Repeat exactly the lines running from the first line of the data to the line containing "import plotly.graph_objects as go", both ends included, and nothing else; drop the pictures.

- Data lines
____

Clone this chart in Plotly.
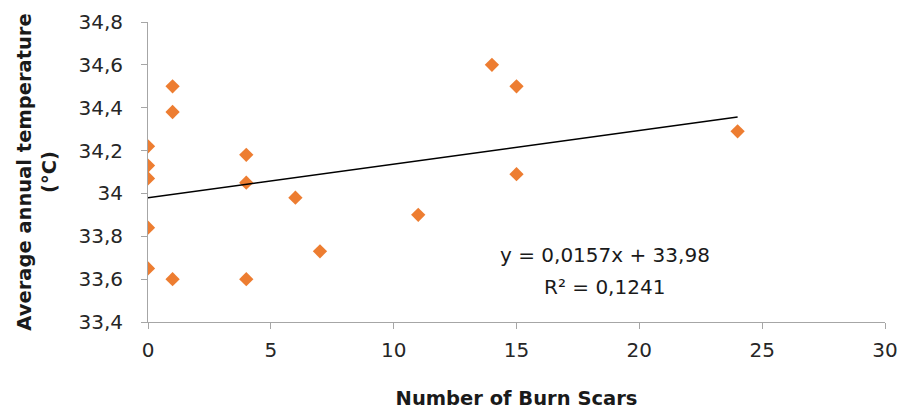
import plotly.graph_objects as go

burn_scars = [0, 0, 0, 0, 0, 1, 1, 1, 4, 4, 4, 6, 7, 11, 14, 15, 15, 24]
temperature = [34.22, 34.13, 34.07, 33.84, 33.65, 34.50, 34.38, 33.60, 34.18, 34.05,
               33.60, 33.98, 33.73, 33.90, 34.60, 34.50, 34.09, 34.29]
slope = 0.0157
intercept = 33.98
trend_x = [0, 24]
trend_y = [intercept + slope * x for x in trend_x]
y_ticks = [33.4, 33.6, 33.8, 34.0, 34.2, 34.4, 34.6, 34.8]
y_tick_text = ["33,4", "33,6", "33,8", "34", "34,2", "34,4", "34,6", "34,8"]
x_ticks = [0, 5, 10, 15, 20, 25, 30]
eq_text = "y = 0,0157x + 33,98"
r2_text = "R² = 0,1241"

fig = go.Figure()
fig.add_trace(go.Scatter(x=burn_scars, y=temperature, mode="markers",
                         marker=dict(symbol="diamond", color="#ED7D31", size=11),
                         showlegend=False))
fig.add_trace(go.Scatter(x=trend_x, y=trend_y, mode="lines",
                         line=dict(color="black", width=1.5), showlegend=False))

tick_font = dict(family="DejaVu Sans, sans-serif", size=20, color="#262626")
fig.update_layout(
    width=903, height=413,
    margin=dict(l=148, r=18, t=22, b=91, autoexpand=False),
    paper_bgcolor="white", plot_bgcolor="white",
    xaxis=dict(range=[0, 30], tickvals=x_ticks, showgrid=False, zeroline=False,
               showline=True, linecolor="#A6A6A6", linewidth=1, automargin=False,
               ticks="outside", ticklen=6, tickcolor="#A6A6A6",
               tickfont=tick_font, ticklabelstandoff=4,
               title=dict(text="<b>Number of Burn Scars</b>",
                          font=dict(family="DejaVu Sans, sans-serif", size=19.5, color="#1a1a1a"),
                          standoff=30)),
    yaxis=dict(range=[33.4, 34.8], tickvals=y_ticks, ticktext=y_tick_text,
               showgrid=False, zeroline=False, automargin=False,
               showline=True, linecolor="#A6A6A6", linewidth=1,
               ticks="outside", ticklen=6, tickcolor="#A6A6A6",
               tickfont=tick_font, ticklabelstandoff=14,
               title=dict(text="<b>Average annual temperature<br>(°C)</b>",
                          font=dict(family="DejaVu Sans, sans-serif", size=19.5, color="#1a1a1a"),
                          standoff=16)),
    annotations=[
        dict(x=18.6, y=33.714, xref="x", yref="y", text=eq_text, showarrow=False,
             font=dict(family="DejaVu Sans, sans-serif", size=20, color="#1a1a1a")),
        dict(x=18.6, y=33.565, xref="x", yref="y", text=r2_text, showarrow=False,
             font=dict(family="DejaVu Sans, sans-serif", size=20, color="#1a1a1a")),
    ],
)
fig.write_html("out.html")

____

- Complete response
Clone this chart in Plotly.
import plotly.graph_objects as go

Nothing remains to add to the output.